**What needs to be done**
Omit all images. Transcribe the rest of the material below exactly.
BEGIN Data lines
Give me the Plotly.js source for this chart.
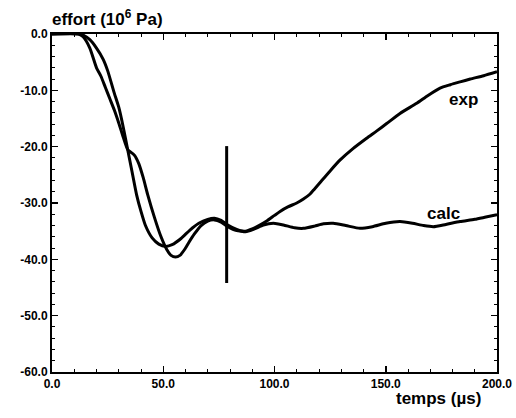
<!DOCTYPE html>
<html>
<head>
<meta charset="utf-8">
<script src="https://cdn.plot.ly/plotly-3.0.1.min.js"></script>
<style>html,body{margin:0;padding:0;background:#fff;}#chart{width:516px;height:418px;}</style>
</head>
<body>
<div id="chart"></div>
<script>
// exp curve (shoulder near -21, deeper minimum)
const expX = [0,12,14,17,20,22,24,26,28,30,32,34,35.5,37,39,41,43,46,49,51.5,53.5,55.5,57.5,59.5,61.5,64,67,70,73,76,79,83,87,90,93,96.5,100,102.5,106,110,113,116,118,120.4,125,129.4,135.4,141.4,146,150.4,156.4,163.9,169,174.4,179,183.4,188,194,200];
const expY = [0,0,-0.5,-2.5,-6,-7.5,-9.5,-11.5,-13.5,-15.8,-18.3,-20.5,-21,-21.5,-23,-25.5,-28.5,-32.5,-36,-38.2,-39.3,-39.6,-39.3,-38.3,-37,-35.5,-34,-33.2,-33.0,-33.4,-34.2,-34.9,-35,-34.6,-34,-33.2,-32.2,-31.5,-30.7,-30.0,-29.3,-28.4,-27.5,-26.4,-24.3,-22.4,-20.3,-18.5,-17.2,-15.9,-14.1,-12.3,-10.9,-9.6,-9.0,-8.5,-8.0,-7.4,-6.7];
// calc curve
const calcX = [0,12,14,17,20,23,25,28,30,32,34,36,38,40,42,45,48,51,54,58,62,66,70,73,76,79,83,87,91,95,99.5,104,109,113,118,122,126.4,132,138.4,144,150,156.4,162,167,171.4,177,183.4,190,195,200];
const calcY = [0,0,-0.2,-1,-2.5,-4.5,-6.5,-10.5,-13,-16.5,-20.5,-24.5,-28.5,-31.5,-34,-36.2,-37.3,-37.7,-37.4,-36.3,-34.8,-33.6,-32.9,-32.7,-33.1,-33.9,-34.7,-35.1,-34.6,-33.9,-33.6,-33.9,-34.4,-34.5,-34.1,-33.7,-33.6,-34.0,-34.5,-34.2,-33.6,-33.3,-33.6,-34.0,-34.2,-33.8,-33.3,-32.9,-32.5,-32.1];
// vertical marker
const markX = [78.5, 78.5];
const markY = [-19.9, -44.2];

const xTickVals = [0,50,100,150,200];
const xTickText = ["0.0","50.0","100.0","150.0","200.0"];
const yTickVals = [0,-10,-20,-30,-40,-50,-60];
const yTickText = ["0.0","-10.0","-20.0","-30.0","-40.0","-50.0","-60.0"];

const FONT = "Liberation Sans, Arial, sans-serif";
const lineStyle = {color:'#000', width:3, shape:'spline', smoothing:0.6};

const traces = [
  {x: expX, y: expY, mode:'lines', line: lineStyle, hoverinfo:'skip'},
  {x: calcX, y: calcY, mode:'lines', line: lineStyle, hoverinfo:'skip'},
  {x: markX, y: markY, mode:'lines', line:{color:'#000', width:3}, hoverinfo:'skip'}
];

const axisCommon = {
  showline:true, linecolor:'#000', linewidth:2, mirror:'ticks',
  ticks:'inside', ticklen:6, tickwidth:1.5, tickcolor:'#000',
  showgrid:false, zeroline:false,
  tickfont:{family:FONT, size:12, color:'#000', weight:'bold'}
};

const layout = {
  width:516, height:418,
  margin:{l:52, r:19, t:34, b:46},
  paper_bgcolor:'#fff', plot_bgcolor:'#fff',
  showlegend:false,
  xaxis: Object.assign({}, axisCommon, {
    range:[0,200], tickvals:xTickVals, ticktext:xTickText,
    minor:{ticks:'inside', ticklen:3, dtick:10, tickcolor:'#000', tickwidth:1}
  }),
  yaxis: Object.assign({}, axisCommon, {
    range:[-60,0], tickvals:yTickVals, ticktext:yTickText,
    minor:{ticks:'inside', ticklen:3, dtick:2, tickcolor:'#000', tickwidth:1}
  }),
  annotations: [
    {xref:'paper', yref:'paper', x:-0.005, y:1.047, xanchor:'left', yanchor:'middle',
     text:'effort (10<sup>6</sup> Pa)', showarrow:false,
     font:{family:FONT, size:17, color:'#000', weight:'bold'}},
    {xref:'paper', yref:'paper', x:0.9685, y:-0.077, xanchor:'right', yanchor:'middle',
     text:'temps (µs)', showarrow:false,
     font:{family:FONT, size:17, color:'#000', weight:'bold'}},
    {xref:'x', yref:'y', x:185, y:-11.7, text:'exp', showarrow:false,
     font:{family:FONT, size:17, color:'#000', weight:'bold'}},
    {xref:'x', yref:'y', x:176, y:-31.9, text:'calc', showarrow:false,
     font:{family:FONT, size:17, color:'#000', weight:'bold'}}
  ]
};

Plotly.newPlot('chart', traces, layout, {staticPlot:true, displayModeBar:false});
</script>
</body>
</html>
END Data lines
**Written answer**
Give me the Plotly.js source for this chart.
<!DOCTYPE html>
<html>
<head>
<meta charset="utf-8">
<script src="https://cdn.plot.ly/plotly-3.0.1.min.js"></script>
<style>html,body{margin:0;padding:0;background:#fff;}#chart{width:516px;height:418px;}</style>
</head>
<body>
<div id="chart"></div>
<script>
// exp curve (shoulder near -21, deeper minimum)
const expX = [0,12,14,17,20,22,24,26,28,30,32,34,35.5,37,39,41,43,46,49,51.5,53.5,55.5,57.5,59.5,61.5,64,67,70,73,76,79,83,87,90,93,96.5,100,102.5,106,110,113,116,118,120.4,125,129.4,135.4,141.4,146,150.4,156.4,163.9,169,174.4,179,183.4,188,194,200];
const expY = [0,0,-0.5,-2.5,-6,-7.5,-9.5,-11.5,-13.5,-15.8,-18.3,-20.5,-21,-21.5,-23,-25.5,-28.5,-32.5,-36,-38.2,-39.3,-39.6,-39.3,-38.3,-37,-35.5,-34,-33.2,-33.0,-33.4,-34.2,-34.9,-35,-34.6,-34,-33.2,-32.2,-31.5,-30.7,-30.0,-29.3,-28.4,-27.5,-26.4,-24.3,-22.4,-20.3,-18.5,-17.2,-15.9,-14.1,-12.3,-10.9,-9.6,-9.0,-8.5,-8.0,-7.4,-6.7];
// calc curve
const calcX = [0,12,14,17,20,23,25,28,30,32,34,36,38,40,42,45,48,51,54,58,62,66,70,73,76,79,83,87,91,95,99.5,104,109,113,118,122,126.4,132,138.4,144,150,156.4,162,167,171.4,177,183.4,190,195,200];
const calcY = [0,0,-0.2,-1,-2.5,-4.5,-6.5,-10.5,-13,-16.5,-20.5,-24.5,-28.5,-31.5,-34,-36.2,-37.3,-37.7,-37.4,-36.3,-34.8,-33.6,-32.9,-32.7,-33.1,-33.9,-34.7,-35.1,-34.6,-33.9,-33.6,-33.9,-34.4,-34.5,-34.1,-33.7,-33.6,-34.0,-34.5,-34.2,-33.6,-33.3,-33.6,-34.0,-34.2,-33.8,-33.3,-32.9,-32.5,-32.1];
// vertical marker
const markX = [78.5, 78.5];
const markY = [-19.9, -44.2];

const xTickVals = [0,50,100,150,200];
const xTickText = ["0.0","50.0","100.0","150.0","200.0"];
const yTickVals = [0,-10,-20,-30,-40,-50,-60];
const yTickText = ["0.0","-10.0","-20.0","-30.0","-40.0","-50.0","-60.0"];

const FONT = "Liberation Sans, Arial, sans-serif";
const lineStyle = {color:'#000', width:3, shape:'spline', smoothing:0.6};

const traces = [
  {x: expX, y: expY, mode:'lines', line: lineStyle, hoverinfo:'skip'},
  {x: calcX, y: calcY, mode:'lines', line: lineStyle, hoverinfo:'skip'},
  {x: markX, y: markY, mode:'lines', line:{color:'#000', width:3}, hoverinfo:'skip'}
];

const axisCommon = {
  showline:true, linecolor:'#000', linewidth:2, mirror:'ticks',
  ticks:'inside', ticklen:6, tickwidth:1.5, tickcolor:'#000',
  showgrid:false, zeroline:false,
  tickfont:{family:FONT, size:12, color:'#000', weight:'bold'}
};

const layout = {
  width:516, height:418,
  margin:{l:52, r:19, t:34, b:46},
  paper_bgcolor:'#fff', plot_bgcolor:'#fff',
  showlegend:false,
  xaxis: Object.assign({}, axisCommon, {
    range:[0,200], tickvals:xTickVals, ticktext:xTickText,
    minor:{ticks:'inside', ticklen:3, dtick:10, tickcolor:'#000', tickwidth:1}
  }),
  yaxis: Object.assign({}, axisCommon, {
    range:[-60,0], tickvals:yTickVals, ticktext:yTickText,
    minor:{ticks:'inside', ticklen:3, dtick:2, tickcolor:'#000', tickwidth:1}
  }),
  annotations: [
    {xref:'paper', yref:'paper', x:-0.005, y:1.047, xanchor:'left', yanchor:'middle',
     text:'effort (10<sup>6</sup> Pa)', showarrow:false,
     font:{family:FONT, size:17, color:'#000', weight:'bold'}},
    {xref:'paper', yref:'paper', x:0.9685, y:-0.077, xanchor:'right', yanchor:'middle',
     text:'temps (µs)', showarrow:false,
     font:{family:FONT, size:17, color:'#000', weight:'bold'}},
    {xref:'x', yref:'y', x:185, y:-11.7, text:'exp', showarrow:false,
     font:{family:FONT, size:17, color:'#000', weight:'bold'}},
    {xref:'x', yref:'y', x:176, y:-31.9, text:'calc', showarrow:false,
     font:{family:FONT, size:17, color:'#000', weight:'bold'}}
  ]
};

Plotly.newPlot('chart', traces, layout, {staticPlot:true, displayModeBar:false});
</script>
</body>
</html>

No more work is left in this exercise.